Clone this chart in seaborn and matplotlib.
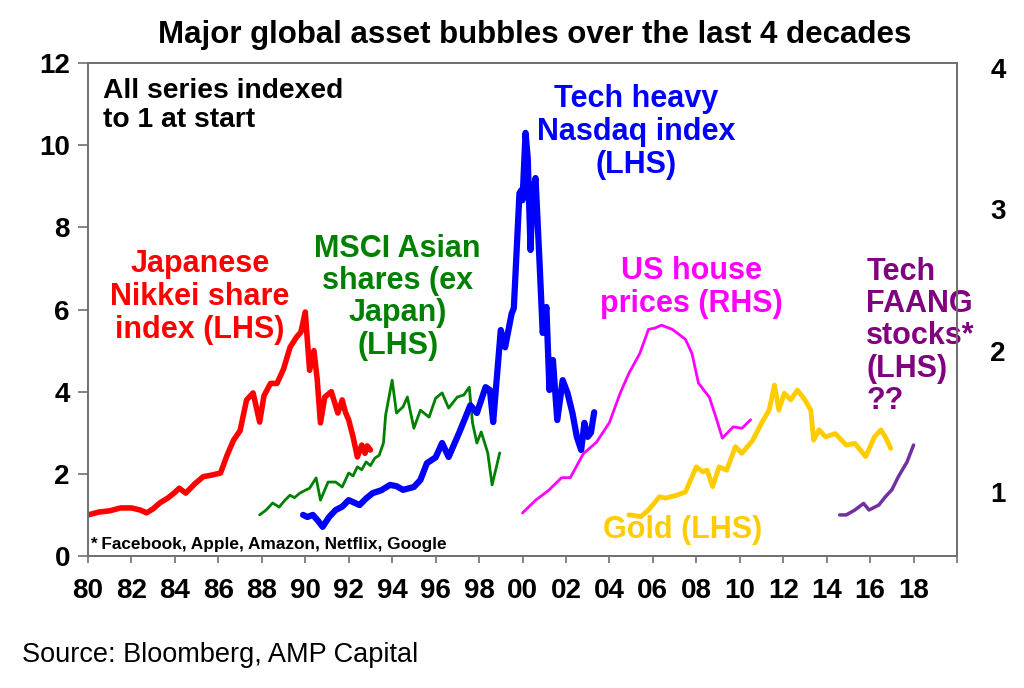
import matplotlib
matplotlib.use("Agg")
import matplotlib.pyplot as plt
import seaborn as sns
import pandas as pd

# ---------------- data ----------------
nikkei_x = [1980.0, 1980.5, 1981.0, 1981.5, 1982.0, 1982.4, 1982.7, 1983.0, 1983.3, 1983.7,
            1984.0, 1984.2, 1984.5, 1984.9, 1985.3, 1985.7, 1986.1, 1986.4, 1986.7, 1987.0,
            1987.3, 1987.6, 1987.9, 1988.1, 1988.4, 1988.7, 1989.0, 1989.3, 1989.6, 1989.8,
            1990.0, 1990.2, 1990.4, 1990.55, 1990.7, 1990.9, 1991.2, 1991.5, 1991.7, 1991.85,
            1992.0, 1992.2, 1992.4, 1992.6, 1992.75, 1992.85, 1993.0]
nikkei_y = [1.0, 1.07, 1.1, 1.17, 1.17, 1.12, 1.05, 1.15, 1.29, 1.42,
            1.55, 1.65, 1.53, 1.75, 1.93, 1.97, 2.02, 2.45, 2.82, 3.05,
            3.8, 3.97, 3.26, 3.9, 4.2, 4.2, 4.55, 5.08, 5.33, 5.45,
            5.94, 4.52, 5.0, 4.3, 3.24, 3.87, 4.0, 3.48, 3.8, 3.5,
            3.31, 2.9, 2.41, 2.70, 2.5, 2.68, 2.58]

asia_x = [1987.9, 1988.2, 1988.5, 1988.8, 1989.05, 1989.3, 1989.5, 1989.75, 1990.0, 1990.2,
          1990.5, 1990.7, 1991.05, 1991.4, 1991.7, 1992.0, 1992.2, 1992.4, 1992.6, 1992.8,
          1993.0, 1993.2, 1993.4, 1993.6, 1993.7, 1994.0, 1994.2, 1994.5, 1994.7, 1995.0,
          1995.3, 1995.7, 1996.0, 1996.3, 1996.6, 1997.0, 1997.3, 1997.55, 1997.7, 1997.9,
          1998.1, 1998.4, 1998.6, 1998.8, 1998.95]
asia_y = [1.0, 1.12, 1.29, 1.19, 1.35, 1.48, 1.42, 1.53, 1.6, 1.65,
          1.9, 1.36, 1.80, 1.80, 1.68, 2.02, 1.95, 2.17, 2.1, 2.29,
          2.2, 2.38, 2.45, 2.75, 3.43, 4.28, 3.48, 3.63, 3.87, 3.11,
          3.55, 3.38, 3.84, 3.97, 3.6, 3.87, 3.92, 4.11, 3.24, 2.75,
          3.02, 2.51, 1.73, 2.17, 2.51]

nasdaq_x = [1989.9, 1990.1, 1990.35, 1990.6, 1990.8, 1991.1, 1991.4, 1991.7, 1992.0, 1992.5,
            1992.8, 1993.1, 1993.5, 1993.9, 1994.2, 1994.5, 1995.0, 1995.3, 1995.6, 1996.0,
            1996.3, 1996.6, 1997.1, 1997.6, 1997.9, 1998.3, 1998.5, 1998.65, 1999.0, 1999.2,
            1999.5, 1999.6, 1999.86, 1999.94, 2000.0, 2000.14, 2000.24, 2000.37, 2000.46, 2000.6,
            2000.78, 2000.93, 2001.1, 2001.24, 2001.4, 2001.6, 2001.85, 2002.07, 2002.3, 2002.5,
            2002.7, 2002.85, 2003.0, 2003.15, 2003.3]
nasdaq_y = [1.0, 0.95, 1.0, 0.85, 0.71, 0.95, 1.12, 1.2, 1.36, 1.24,
            1.4, 1.53, 1.6, 1.73, 1.7, 1.61, 1.68, 1.85, 2.26, 2.4,
            2.75, 2.41, 3.02, 3.67, 3.48, 4.11, 4.04, 3.26, 5.5, 5.08,
            5.9, 6.03, 8.83, 8.9, 8.66, 10.3, 9.7, 7.45, 8.83, 9.2,
            7.2, 5.43, 6.06, 4.04, 4.77, 3.31, 4.28, 3.97, 3.48, 2.90,
            2.58, 3.24, 2.90, 3.0, 3.5]

house_x = [2000.0, 2000.6, 2001.2, 2001.8, 2002.2, 2002.8, 2003.4, 2004.0, 2004.5, 2004.9,
           2005.4, 2005.8, 2006.1, 2006.4, 2006.9, 2007.5, 2007.8, 2008.1, 2008.6, 2008.9,
           2009.2, 2009.7, 2010.1, 2010.5]
house_y = [0.85, 0.94, 1.01, 1.10, 1.10, 1.27, 1.35, 1.49, 1.70, 1.84,
           1.98, 2.15, 2.16, 2.18, 2.15, 2.08, 1.98, 1.77, 1.67, 1.53,
           1.38, 1.46, 1.45, 1.51]

gold_x = [2004.9, 2005.2, 2005.45, 2005.8, 2006.3, 2006.6, 2007.1, 2007.5, 2008.0, 2008.3,
          2008.5, 2008.75, 2009.05, 2009.4, 2009.8, 2010.1, 2010.6, 2011.0, 2011.35, 2011.6,
          2011.8, 2012.05, 2012.35, 2012.65, 2013.0, 2013.27, 2013.4, 2013.65, 2013.95, 2014.4,
          2014.9, 2015.3, 2015.8, 2016.2, 2016.5, 2016.7, 2016.95]
gold_y = [1.0, 0.98, 0.96, 1.12, 1.44, 1.41, 1.48, 1.56, 2.17, 2.05,
          2.09, 1.69, 2.17, 2.09, 2.66, 2.50, 2.82, 3.23, 3.55, 4.16,
          3.55, 3.96, 3.80, 4.04, 3.80, 3.55, 2.82, 3.07, 2.90, 2.98,
          2.70, 2.74, 2.42, 2.90, 3.07, 2.90, 2.62]

faang_x = [2014.6, 2014.9, 2015.3, 2015.7, 2015.95, 2016.4, 2016.7, 2017.0, 2017.3, 2017.7, 2018.0]
faang_y = [1.0, 1.0, 1.12, 1.28, 1.12, 1.24, 1.44, 1.61, 1.93, 2.29, 2.70]

x_ticks = list(range(1980, 2021, 2))
x_labels = [f"{t % 100:02d}" for t in range(1980, 2019, 2)] + [""]
left_ticks = [0, 2, 4, 6, 8, 10, 12]
right_ticks = [1, 2, 3, 4]

# ---------------- styling ----------------
sns.set_theme(style="white")
plt.rcParams["font.family"] = ["Liberation Sans", "DejaVu Sans"]
plt.rcParams["font.weight"] = "bold"

fig = plt.figure(figsize=(10.24, 6.88), dpi=100)
ax = fig.add_axes([88 / 1024, 1 - 556 / 688, (957 - 88) / 1024, (556 - 63) / 688])
ax2 = ax.twinx()

RED, GREEN, BLUE = "#FF0000", "#008000", "#0000FF"
MAG, GOLD, PURP, PURPL = "#FF00FF", "#FFCC00", "#800080", "#7030A0"

def draw(axis, xs, ys, color, lw):
    df = pd.DataFrame({"x": xs, "y": ys})
    sns.lineplot(data=df, x="x", y="y", ax=axis, color=color, linewidth=lw,
                 sort=False, estimator=None)

draw(ax, nikkei_x, nikkei_y, RED, 4.0)
draw(ax, asia_x, asia_y, GREEN, 2.0)
draw(ax, nasdaq_x, nasdaq_y, BLUE, 4.5)
draw(ax, gold_x, gold_y, GOLD, 3.5)
draw(ax, faang_x, faang_y, PURPL, 2.5)
draw(ax2, house_x, house_y, MAG, 2.0)

ax.set_xlim(1980, 2020)
ax.set_ylim(0, 12)
ax2.set_ylim((633 - 556) / 141.2, (633 - 63) / 141.2)

ax.set_xticks(x_ticks)
ax.set_xticklabels(x_labels)
ax.set_yticks(left_ticks)
ax.set_yticklabels([str(v) for v in left_ticks])
ax2.set_yticks(right_ticks)
ax2.set_yticklabels([str(v) for v in right_ticks])
for a in (ax, ax2):
    a.set_xlabel("")
    a.set_ylabel("")

spine_c = "#707070"
for a in (ax, ax2):
    for s in a.spines.values():
        s.set_color(spine_c)
        s.set_linewidth(1.3)

ax.tick_params(axis="x", direction="out", length=5, width=1.2, color=spine_c,
               labelsize=20, pad=11, bottom=True, labelcolor="black")
ax.tick_params(axis="y", direction="out", length=7, width=1.2, color=spine_c,
               labelsize=20, pad=6, left=True, labelcolor="black")
ax2.tick_params(axis="y", length=0, labelsize=20, pad=24, right=True, labelcolor="black")
for lab in ax.get_xticklabels() + ax.get_yticklabels() + ax2.get_yticklabels():
    lab.set_fontweight("bold")

# ---------------- annotations ----------------
ax.text(1980.69, 11.63, "All series indexed\nto 1 at start", ha="left", va="top",
        fontsize=20.3, fontweight="bold", color="black", linespacing=1.12)
ax.text(1985.15, 6.30, "Japanese\nNikkei share\nindex (LHS)", ha="center", va="center",
        fontsize=22, fontweight="bold", color=RED, linespacing=1.12)
ax.text(1994.25, 6.30, "MSCI Asian\nshares (ex\nJapan)\n(LHS)", ha="center", va="center",
        fontsize=22, fontweight="bold", color=GREEN, linespacing=1.1)
ax.text(2005.24, 10.32, "Tech heavy\nNasdaq index\n(LHS)", ha="center", va="center",
        fontsize=22, fontweight="bold", color=BLUE, linespacing=1.12)
ax.text(2007.77, 6.54, "US house\nprices (RHS)", ha="center", va="center",
        fontsize=22, fontweight="bold", color=MAG, linespacing=1.12)
ax.text(2015.82, 5.35, "Tech\nFAANG\nstocks*\n(LHS)\n??", ha="left", va="center",
        fontsize=22, fontweight="bold", color=PURP, linespacing=1.1)
ax.text(2007.36, 0.63, "Gold (LHS)", ha="center", va="center",
        fontsize=22, fontweight="bold", color=GOLD)
ax.text(1980.1, 0.27, "* Facebook, Apple, Amazon, Netflix, Google", ha="left", va="center",
        fontsize=12.4, fontweight="bold", color="black")

fig.text(535 / 1024, 1 - 35 / 688, "Major global asset bubbles over the last 4 decades",
         ha="center", va="center", fontsize=22.5, fontweight="bold", color="black")
fig.text(22 / 1024, 1 - 655 / 688, "Source: Bloomberg, AMP Capital",
         ha="left", va="center", fontsize=19.5, fontweight="normal", color="black")

fig.savefig("out.png", dpi=100)
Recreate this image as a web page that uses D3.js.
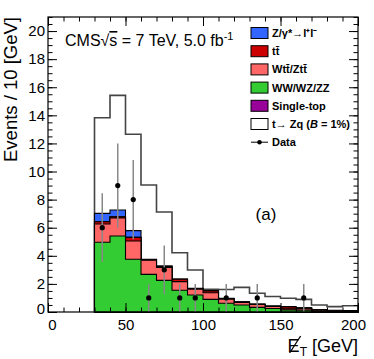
<!DOCTYPE html>
<html>
<head>
<meta charset="utf-8">
<script src="https://cdn.jsdelivr.net/npm/d3@7"></script>
<style>
  body { margin: 0; background: #fff; }
  svg { font-family: "Liberation Sans", Arial, sans-serif; }
</style>
</head>
<body>
<svg width="374" height="359"></svg>
<script>
// bin low edges [GeV], 10 GeV wide
let binLow = [30, 40, 50, 60, 70, 80, 90, 100, 110, 120, 130, 140, 150, 160, 170, 180, 190];
let diboson  = [4.96, 5.41, 3.75, 2.68, 2.25, 1.55, 1.21, 0.90, 0.62, 0.50, 0.33, 0.25, 0.15, 0.12, 0.08, 0.05, 0.04];
let wtzt     = [1.30, 1.29, 1.30, 1.00, 0.92, 0.61, 0.42, 0.47, 0.30, 0.18, 0.20, 0.15, 0.08, 0.10, 0.06, 0.04, 0.04];
let ttbar    = [0.17, 0.08, 0.26, 0.04, 0.08, 0.17, 0.03, 0.13, 0.03, 0.03, 0.02, 0.01, 0.13, 0.06, 0.02, 0.01, 0.01];
let singletop= [0.00, 0.00, 0.00, 0.00, 0.00, 0.00, 0.00, 0.00, 0.00, 0.00, 0.00, 0.00, 0.00, 0.00, 0.01, 0.01, 0.00];
let zjets    = [0.59, 0.48, 0.48, 0.03, 0.02, 0.02, 0.02, 0.02, 0.02, 0.02, 0.02, 0.02, 0.02, 0.02, 0.01, 0.01, 0.01];
let signal   = [6.81, 8.16, 6.86, 5.29, 3.85, 1.87, 1.31, 0.09, 0.63, 1.02, 0.76, 0.67, 0.60, 0.60, 0.32, 0.26, 0.35];
let dataCounts = [6, 9, 8, 1, 3, 1, 1, 0, 1, 0, 1, 0, 0, 1, 0, 0, 0];
let xTicks = [0, 50, 100, 150, 200];
let yTicks = [0, 2, 4, 6, 8, 10, 12, 14, 16, 18, 20];

let keys = ["diboson", "wtzt", "ttbar", "singletop", "zjets", "signal"];
let colors = {diboson: "#33cc33", wtzt: "#ff6666", ttbar: "#cc0000", singletop: "#990099", zjets: "#3366ff", signal: "#ffffff"};
let labels = ["Z/γ*→l⁺l⁻", "tt̄", "Wtt̄/Ztt̄", "WW/WZ/ZZ", "Single-top"];

let mLeft = 48, mRight = 358, mTop = 17, mBottom = 312;

let svg = d3.select("svg");

let x = d3.scaleLinear().domain([0, 200]).range([mLeft, mRight]);
let y = d3.scaleLinear().domain([0, 21]).range([mBottom, mTop]);

let rows = binLow.map((b, i) => ({
  low: b, diboson: diboson[i], wtzt: wtzt[i], ttbar: ttbar[i],
  singletop: singletop[i], zjets: zjets[i], signal: signal[i]
}));
// extra point at the last upper edge so the step reaches 200
let last = Object.assign({}, rows[rows.length - 1], {low: binLow[binLow.length - 1] + 10});
let stacked = d3.stack().keys(keys)(rows.concat([last]));

let area = d3.area()
  .curve(d3.curveStepAfter)
  .x(d => x(d.data.low))
  .y0(y(0))
  .y1(d => y(d[1]));

// draw from the biggest cumulative down, like a THStack
stacked.slice().reverse().forEach(layer => {
  svg.append("path")
    .attr("d", area(layer))
    .attr("fill", colors[layer.key])
    .attr("stroke", layer.key == "signal" ? "#444" : "#000")
    .attr("stroke-width", layer.key == "signal" ? 1.6 : 1.1);
});

// data
let pts = binLow.map((b, i) => ({c: b + 5, n: dataCounts[i]})).filter(d => d.n > 0);
svg.selectAll(".err").data(pts).enter().append("line")
  .attr("x1", d => x(d.c)).attr("x2", d => x(d.c))
  .attr("y1", d => y(d.n + Math.sqrt(d.n))).attr("y2", d => y(Math.max(0, d.n - Math.sqrt(d.n))))
  .attr("stroke", "#888").attr("stroke-width", 1.5);
svg.selectAll(".dot").data(pts).enter().append("circle")
  .attr("cx", d => x(d.c)).attr("cy", d => y(d.n)).attr("r", 2.6).attr("fill", "#000");

// axes, ticks pointing inward on all four sides
function styleAxis(g) {
  g.select(".domain").remove();
  g.selectAll("line").attr("stroke", "#000");
  g.selectAll("text").attr("font-size", 15).attr("fill", "#000").attr("font-family", "Liberation Sans, Arial, sans-serif");
}
let minorX = d3.range(0, 201, 10), minorY = d3.range(0, 21.01, 0.5);

svg.append("g").attr("transform", "translate(0," + mBottom + ")")
  .call(d3.axisBottom(x).tickValues(minorX).tickSize(-4.5).tickFormat("")).call(styleAxis);
let xa = svg.append("g").attr("transform", "translate(0," + mBottom + ")")
  .call(d3.axisBottom(x).tickValues(xTicks).tickSize(-9).tickPadding(7)).call(styleAxis);
xa.selectAll(".tick text").attr("dx", d => d == 0 ? 4 : (d == 200 ? -5 : 0));
svg.append("g").attr("transform", "translate(0," + mTop + ")")
  .call(d3.axisTop(x).tickValues(minorX).tickSize(-4.5).tickFormat("")).call(styleAxis);
svg.append("g").attr("transform", "translate(0," + mTop + ")")
  .call(d3.axisTop(x).tickValues(xTicks).tickSize(-9).tickFormat("")).call(styleAxis);

svg.append("g").attr("transform", "translate(" + mLeft + ",0)")
  .call(d3.axisLeft(y).tickValues(minorY).tickSize(-4.5).tickFormat("")).call(styleAxis);
let ya = svg.append("g").attr("transform", "translate(" + mLeft + ",0)")
  .call(d3.axisLeft(y).tickValues(yTicks).tickSize(-9).tickPadding(3)).call(styleAxis);
ya.selectAll(".tick text").attr("dy", d => d == 0 ? "0.1em" : "0.32em");
svg.append("g").attr("transform", "translate(" + mRight + ",0)")
  .call(d3.axisRight(y).tickValues(minorY).tickSize(-4.5).tickFormat("")).call(styleAxis);
svg.append("g").attr("transform", "translate(" + mRight + ",0)")
  .call(d3.axisRight(y).tickValues(yTicks).tickSize(-9).tickFormat("")).call(styleAxis);

svg.append("rect")
  .attr("x", mLeft).attr("y", mTop).attr("width", mRight - mLeft).attr("height", mBottom - mTop)
  .attr("fill", "none").attr("stroke", "#000").attr("stroke-width", 1.2);

// axis titles; the slash through E is drawn as a line over the glyph
let xt = svg.append("text").attr("x", mRight).attr("y", 352).attr("text-anchor", "end").attr("font-size", 18);
xt.append("tspan").text("E");
xt.append("tspan").attr("font-size", 12).attr("dy", 4).text("T");
xt.append("tspan").attr("dy", -4).text(" [GeV]");
let e0 = xt.node().getStartPositionOfChar(0), e1 = xt.node().getEndPositionOfChar(0);
svg.append("line")
  .attr("x1", e0.x + 2).attr("y1", 353).attr("x2", e1.x + 1).attr("y2", 336)
  .attr("stroke", "#000").attr("stroke-width", 1.3);

svg.append("text")
  .attr("transform", "translate(17," + mTop + ") rotate(-90)")
  .attr("text-anchor", "end").attr("font-size", 18.5)
  .text("Events / 10 [GeV]");

// header
let hd = svg.append("text").attr("x", 65).attr("y", 46).attr("font-size", 16);
hd.append("tspan").text("CMS√");
hd.append("tspan").attr("text-decoration", "overline").text("s");
hd.append("tspan").text(" = 7 TeV, 5.0 fb");
hd.append("tspan").attr("font-size", 11).attr("dy", -6).text("-1");

svg.append("text").attr("x", 266).attr("y", 220).attr("text-anchor", "middle").attr("font-size", 17).text("(a)");

// legend
let lg = svg.append("g").attr("font-size", 11).attr("font-weight", "bold");
let legKeys = ["zjets", "ttbar", "wtzt", "diboson", "singletop", "signal"];
let rowY = i => 33 + i * 18.2;
legKeys.forEach((k, i) => {
  lg.append("rect").attr("x", 251).attr("y", rowY(i) - 5.5).attr("width", 17).attr("height", 11)
    .attr("fill", colors[k]).attr("stroke", "#000").attr("stroke-width", 1);
  let t = lg.append("text").attr("x", 272).attr("y", rowY(i) + 4);
  if (k == "signal") {
    t.append("tspan").text("t→ Zq (");
    t.append("tspan").attr("font-style", "italic").text("B");
    t.append("tspan").text(" = 1%)");
  } else {
    t.text(labels[i]);
  }
});
lg.append("line").attr("x1", 251).attr("x2", 268).attr("y1", rowY(6)).attr("y2", rowY(6)).attr("stroke", "#000");
lg.append("circle").attr("cx", 259.5).attr("cy", rowY(6)).attr("r", 2.3).attr("fill", "#000");
lg.append("text").attr("x", 272).attr("y", rowY(6) + 4).text("Data");
</script>
</body>
</html>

● **WORK REQUIRED**
All lines above starting at the one with "Recreate this image" and ending at the one with "16, 18, 20];", inclusive, are to be printed again exactly, with the pictures left out.

● **TASK RESULT**
Recreate this image as a web page that uses D3.js.
<!DOCTYPE html>
<html>
<head>
<meta charset="utf-8">
<script src="https://cdn.jsdelivr.net/npm/d3@7"></script>
<style>
  body { margin: 0; background: #fff; }
  svg { font-family: "Liberation Sans", Arial, sans-serif; }
</style>
</head>
<body>
<svg width="374" height="359"></svg>
<script>
// bin low edges [GeV], 10 GeV wide
let binLow = [30, 40, 50, 60, 70, 80, 90, 100, 110, 120, 130, 140, 150, 160, 170, 180, 190];
let diboson  = [4.96, 5.41, 3.75, 2.68, 2.25, 1.55, 1.21, 0.90, 0.62, 0.50, 0.33, 0.25, 0.15, 0.12, 0.08, 0.05, 0.04];
let wtzt     = [1.30, 1.29, 1.30, 1.00, 0.92, 0.61, 0.42, 0.47, 0.30, 0.18, 0.20, 0.15, 0.08, 0.10, 0.06, 0.04, 0.04];
let ttbar    = [0.17, 0.08, 0.26, 0.04, 0.08, 0.17, 0.03, 0.13, 0.03, 0.03, 0.02, 0.01, 0.13, 0.06, 0.02, 0.01, 0.01];
let singletop= [0.00, 0.00, 0.00, 0.00, 0.00, 0.00, 0.00, 0.00, 0.00, 0.00, 0.00, 0.00, 0.00, 0.00, 0.01, 0.01, 0.00];
let zjets    = [0.59, 0.48, 0.48, 0.03, 0.02, 0.02, 0.02, 0.02, 0.02, 0.02, 0.02, 0.02, 0.02, 0.02, 0.01, 0.01, 0.01];
let signal   = [6.81, 8.16, 6.86, 5.29, 3.85, 1.87, 1.31, 0.09, 0.63, 1.02, 0.76, 0.67, 0.60, 0.60, 0.32, 0.26, 0.35];
let dataCounts = [6, 9, 8, 1, 3, 1, 1, 0, 1, 0, 1, 0, 0, 1, 0, 0, 0];
let xTicks = [0, 50, 100, 150, 200];
let yTicks = [0, 2, 4, 6, 8, 10, 12, 14, 16, 18, 20];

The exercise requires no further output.